I created [http://apidocjs.com](http://apidocjs.com) and had the problem that
i needed some "simple" logic in the templates (handlebars). For such things i
must implement a separate view with configuration/data modelling/... and
Helper function, but that makes the project-output complex, because i want
that the people can change the template as easy as possible. Quick & dirty
developed i create many duplicate code in the template to avoid a separate
view.
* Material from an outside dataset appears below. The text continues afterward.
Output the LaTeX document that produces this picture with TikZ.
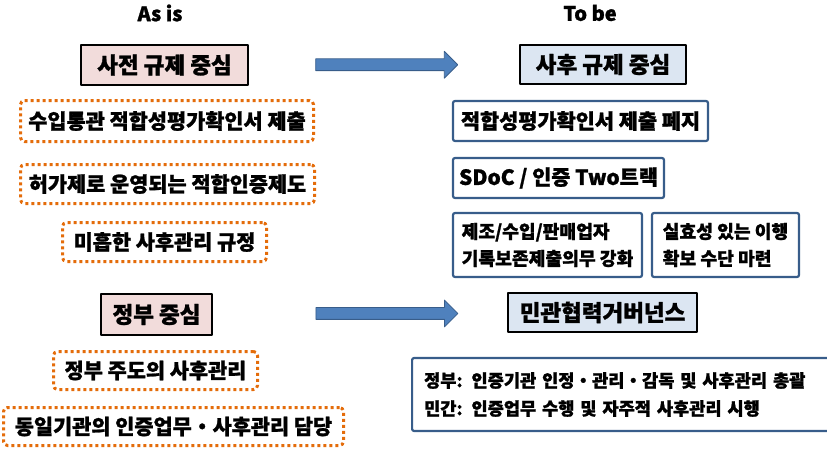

It was a silly idea, it makes the template more complex ;-) And only
because of some missing logic.

------
dpweb
Nice although I think I prefer the style to separate the htm from the js

    
    
        <template id='mytemplate'>
          my data is {{data}}
        </template>
    
        <script>
          doit('mytemplate', 'http://api.dribbble.com/.../shots')    
          
          // or jq plugin
          $('#mytemplate').render('http://...');   
        </script>

------
_zen
[https://github.com/rogie/Dug.js](https://github.com/rogie/Dug.js)

------
jpdlla
Previous discussion on Designer News
[https://news.layervault.com/stories/14856-dugjs-a-jsonp-
to-h...](https://news.layervault.com/stories/14856-dugjs-a-jsonp-to-html-
script)

------
va949
Anybody knows how to use this on instagram photos?

------
NKCSS
Fun little project :)